2017 Affiliate Marketing Forecast
Ecommerce is exploding!
The latest numbers from the holiday season are hot off the press and it’s once again great news for online business channels.
The holiday season of 2016, which ran from November 1 through December 31, totalled online sales of $91.7 billion* which is an astonishing 11% increase from 2015. (*According to Adobe Insights).
This is more evidence that ecommerce, which was once called the retail model of the future, has become the retail model of the present. Further, nearly all of the growth in the retail sector now takes place in online sales.
The Amazon Effect
Have you heard of the term The Amazon Effect? It’s Amazon’s skillful ability to grab market share from department, apparel, sports, outdoors, and other brick-and-mortar stores. It’s crippling the big box stores who are trying to keep up in ecommerce.
Just ask Macy’s who just announced the closing of 68 stores employing around 10,000 people.
Macy’s is only the beginning. Retail sales for Kohl’s, Sears, Kmart, JC Penny, and Nordstrom also plummeted last year. In fact, Sears just announced today that they’re selling their flagship Craftsman brand to Black & Decker in order to raise cash to stay afloat.

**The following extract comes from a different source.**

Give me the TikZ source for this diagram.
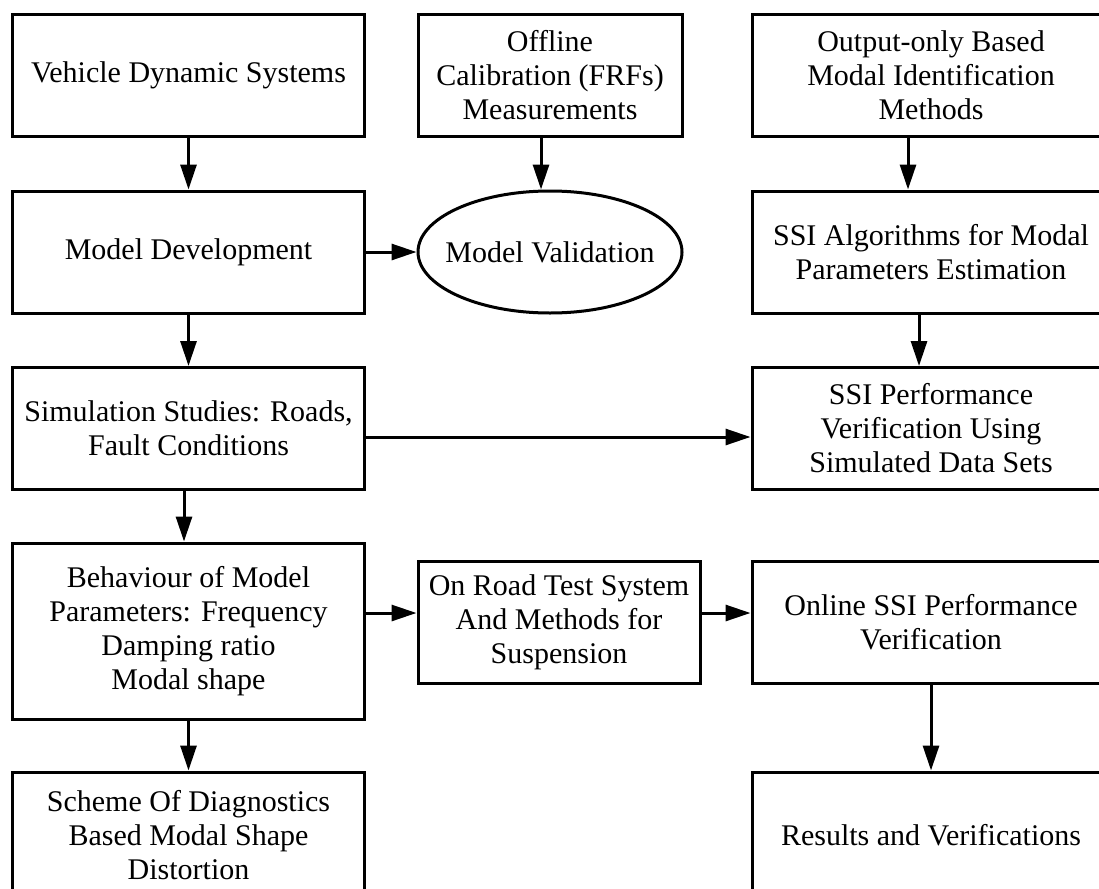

In short, internet retail sales are booming while brick & mortar store sales are in a free fall. But what’s bad news for brick-and-mortar is great news for us in ecommerce. According to eMarketer data ecommerce sales are on their way to nearly $700 billion by the year 2020.
The Affiliate Marketing Segment
In the first quarter of 2016 I wrote an article referencing an affiliate marketing sales forecast done by Rakuten Marketing commissioned to Forrester Consulting. According to the study, the affiliate marketing space has matured into a significant channel for driving sales for advertisers of all sizes. US affiliate marketing spend will increase by a compound annual growth rate (CAGR) of 10.1 percent between 2015 and 2020, to an estimated $6.8 billion industry.
Nearly $7 billion. That’s our share.
What it means is that not only is affiliate marketing here to stay, but is still a long ways from reaching its potential. This is great news for us. Wouldn’t you like to get your small slice of the $7 billion dollar pie? Affiliate marketing is still a level playing field meaning anyone can succeed at it.
Conclusion:
While ecommerce (including affiliate marketing) is still very much in its embryonic stages, it has proven to be a formidable weapon in retail sales. In fact, so much so that it’s literally strangling to death some of the department store retail giants who’ve struggled to adapt to this new way of selling to consumers.
I believe that we’re still early pioneers in ecommerce and have only scratched the surface of its potential. To those of us already on board, it will surely be a wonderful ride!